A special feature of the corpus is the multimedia search functionality. Three search queries may be specified simultaneously: for words, gestures and speech acts. You will find clips where both video/audio and text match these queries: for example, those with the preposition за in speech and тост (toast) as gesture.

Please note that by default the form hides some of the conditions for words, gestures and speech act. One can add these conditions by clicking the “Add Conditions” button. 

For example, to find clips in which somebody moves their head in a certain way, you need to add two conditions in the Gestures section: for the Main organ and for the Gesture direction. Then you may specify, respectively, голова (head) and из стороны в сторону (side to side) as features. To find clips where people whisper, please add a condition for the Manner of speech to the search form and select the value шепот (whisper).

Additionally, you can set conditions describing the vocalic and orthoepic structure of words.

The annual update of the Birchbark letters corpus is released. Fifteen medieval letters found in Veliky Novgorod and Staraia Russa last year - and yet two more awaiting academic publication since 2021 - are now simultaneously available in the RNC and in the gramoty.ru database. The work on the corpus of birchbark letters was supported by a grant from the Russian Science Foundation (Project 19-18-00352 "Vernacular writing of Old Rus' of the 11-15 centuries (birchbark letters and epigraphy): new sources and research methods"). An illustrated story about the findings of the last year can be read on the Arzamas website.

We have updated the Educational Corpus with over 1,000 new texts. It now contains all the major works from the school curriculum, including those recommended for extracurricular reading.

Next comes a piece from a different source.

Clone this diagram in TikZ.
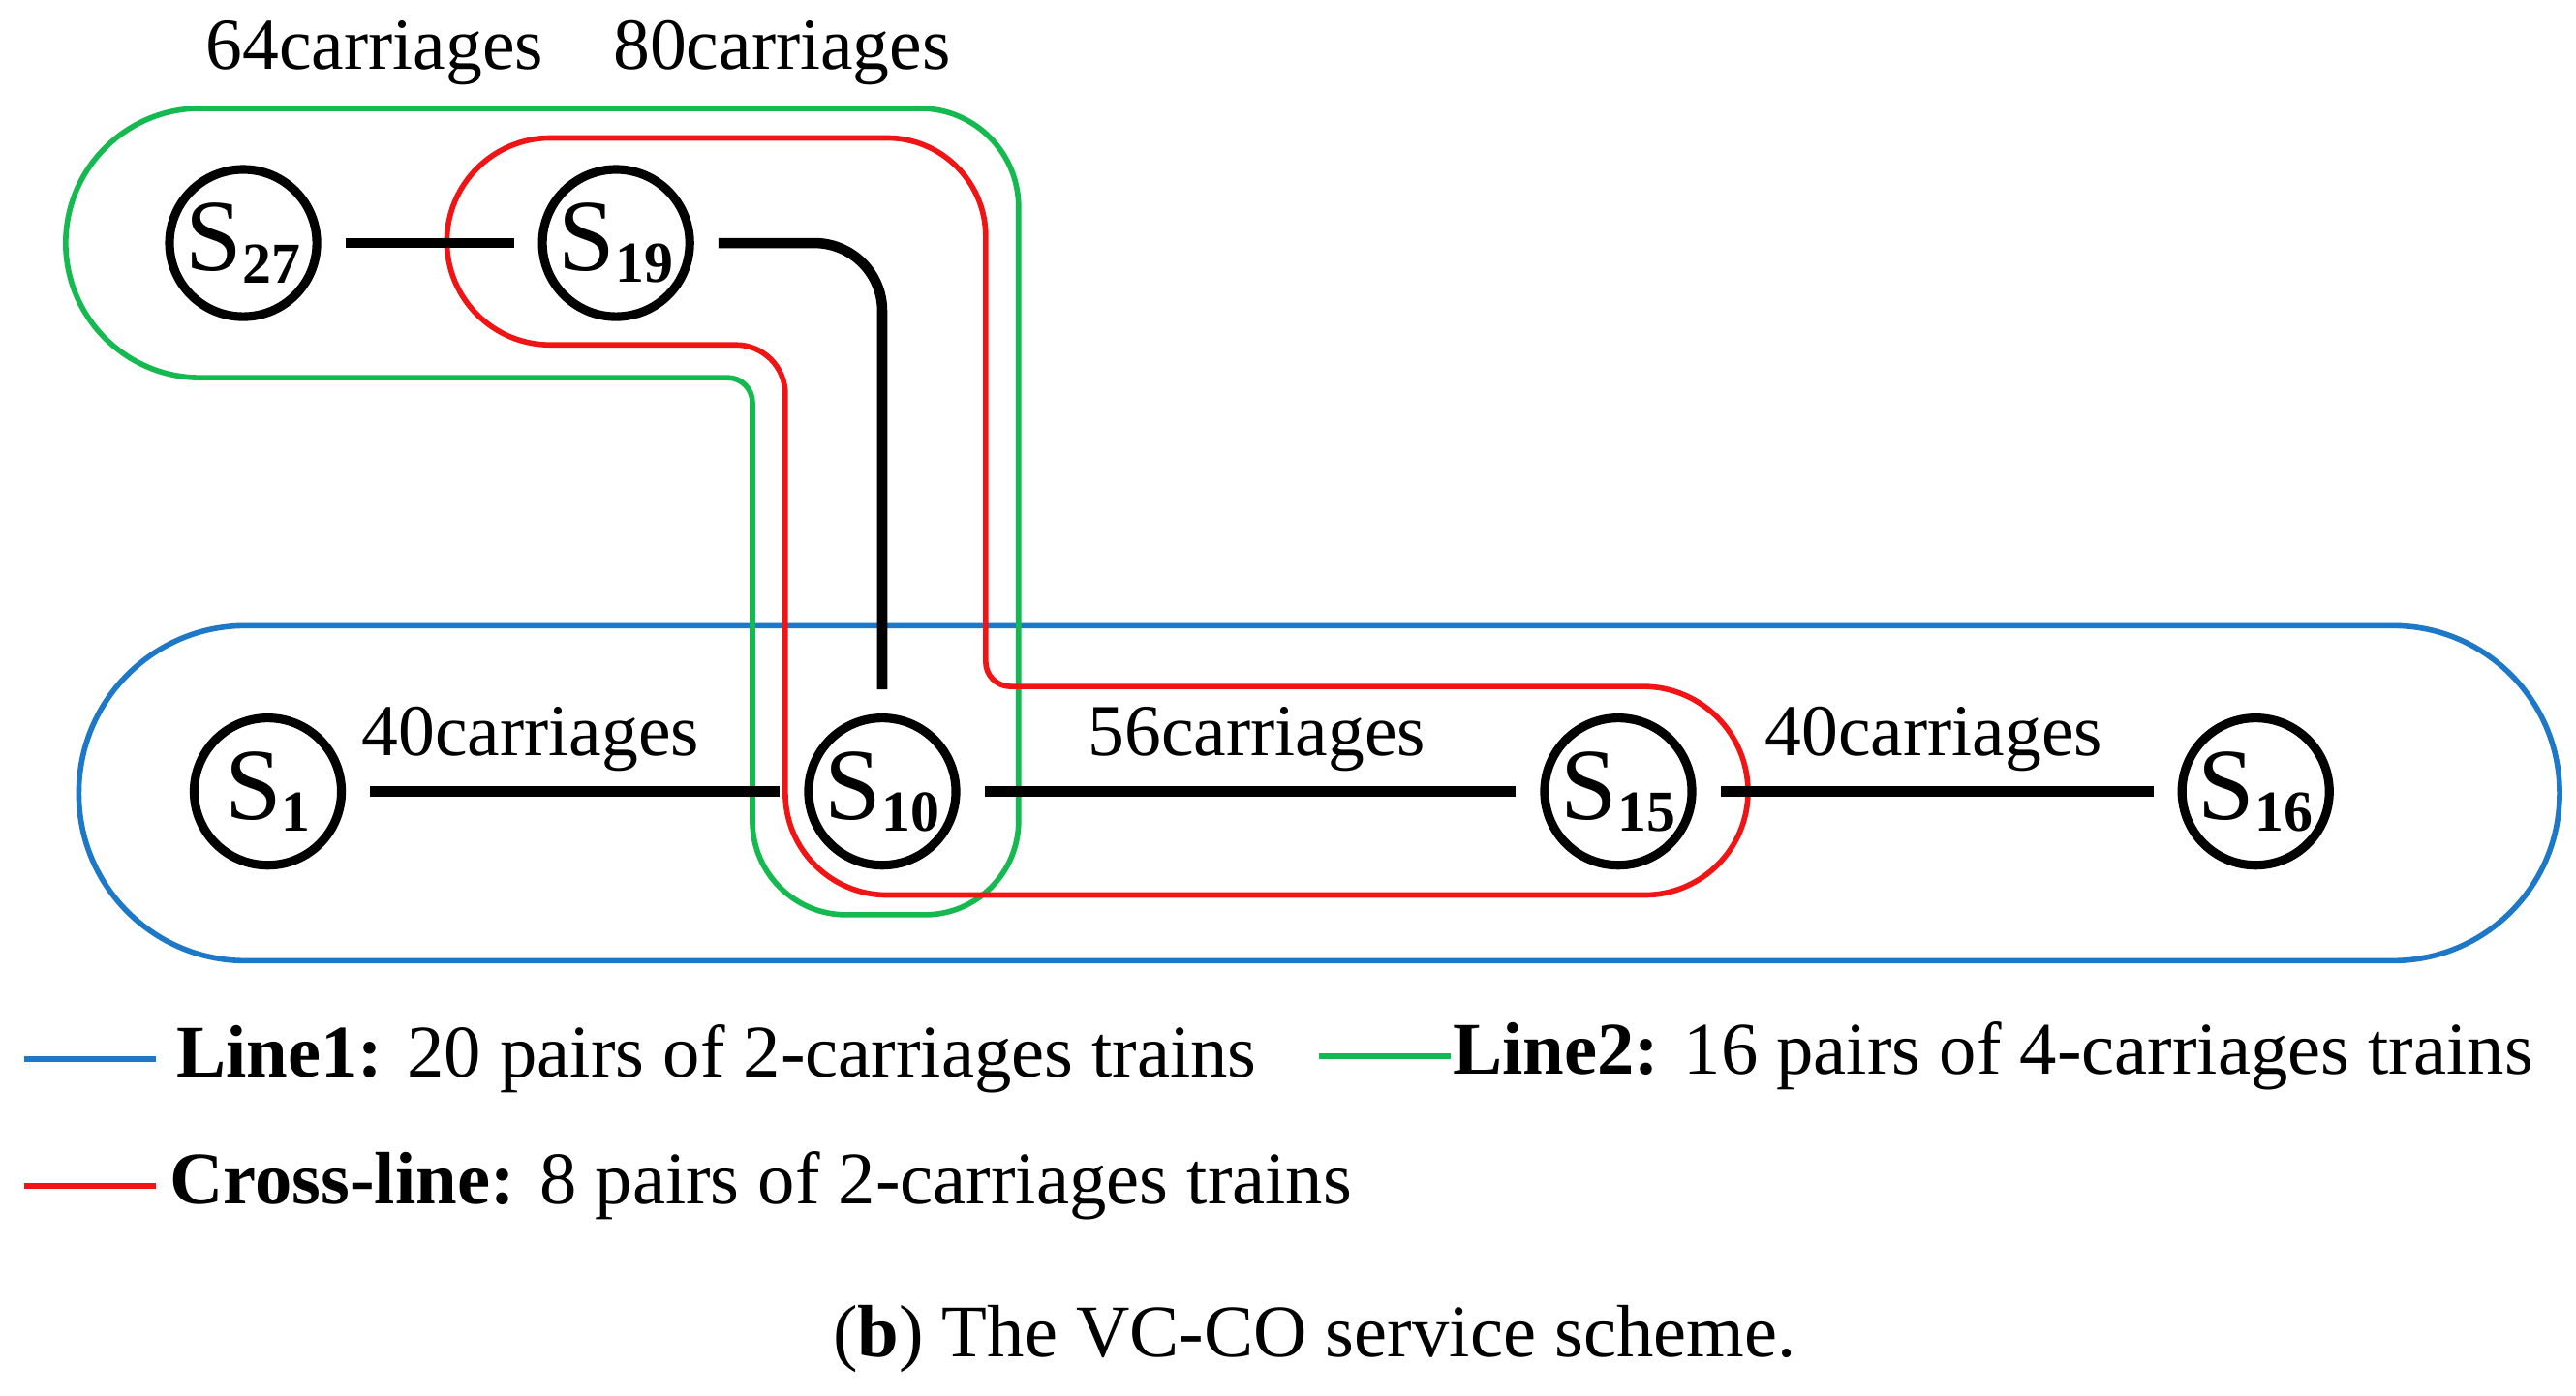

But that's not all. For morphological annotation of all texts we have applied neural network models. The automatic annotation has resolved grammatical homonymy, allowing us to add modern tools for analyzing words and texts to the Educational Corpus.

The Word at a Glance function shows collocations, similar words, frequency of use, paradigms and history of use, as well as examples from corpus texts. You can use the Query comparison to compare the frequency of use of words and phrases. 

You can also analyze texts. For this purpose, there is the Corpus portrait section, which provides information about the history of creation and composition of the corpus, as well as statistics and frequency vocabulary. With the Subcorpus portrait section, one can analyze the features of selected texts and compare them with the rest of the corpus.

With the new tools, it is possible to compose more diverse assignments for students. Students can also use them for independent research, for example, for writing an essay. For those teachers and students who are ready to conduct more complex research, we have added new types of search results output (Statistics, Frequency, N-grams) and a new type of search – Collocation Search.

In the new version of the Word at a Glance function within the Main Corpus, the "families" of cognate words have been supplemented by the NeuroRNC neural network model. For example, for the word актер, all the cognates except for актриса and киноактриса are found out by NeuroRNC. Also, if NeuroRNC finds at least 5 words with the same root, we add a new family of cognate words to the Word at a Glance function, even if the word you are looking for was not in the morphemic parsing dictionary. A very impressive word portrait was obtained for the word эстет using only neural networks algorithms.

In order to help our users interpret the results of search queries, we have matched each tag of semantic markup with names in Russian and English. Now in the pop-up window in the search results and in the Word at a glance function you can see supernatural beings, substances and materials or positive evaluation instead of convenience tags such as  t:hum:supernat, t:stuff, or ev:posit.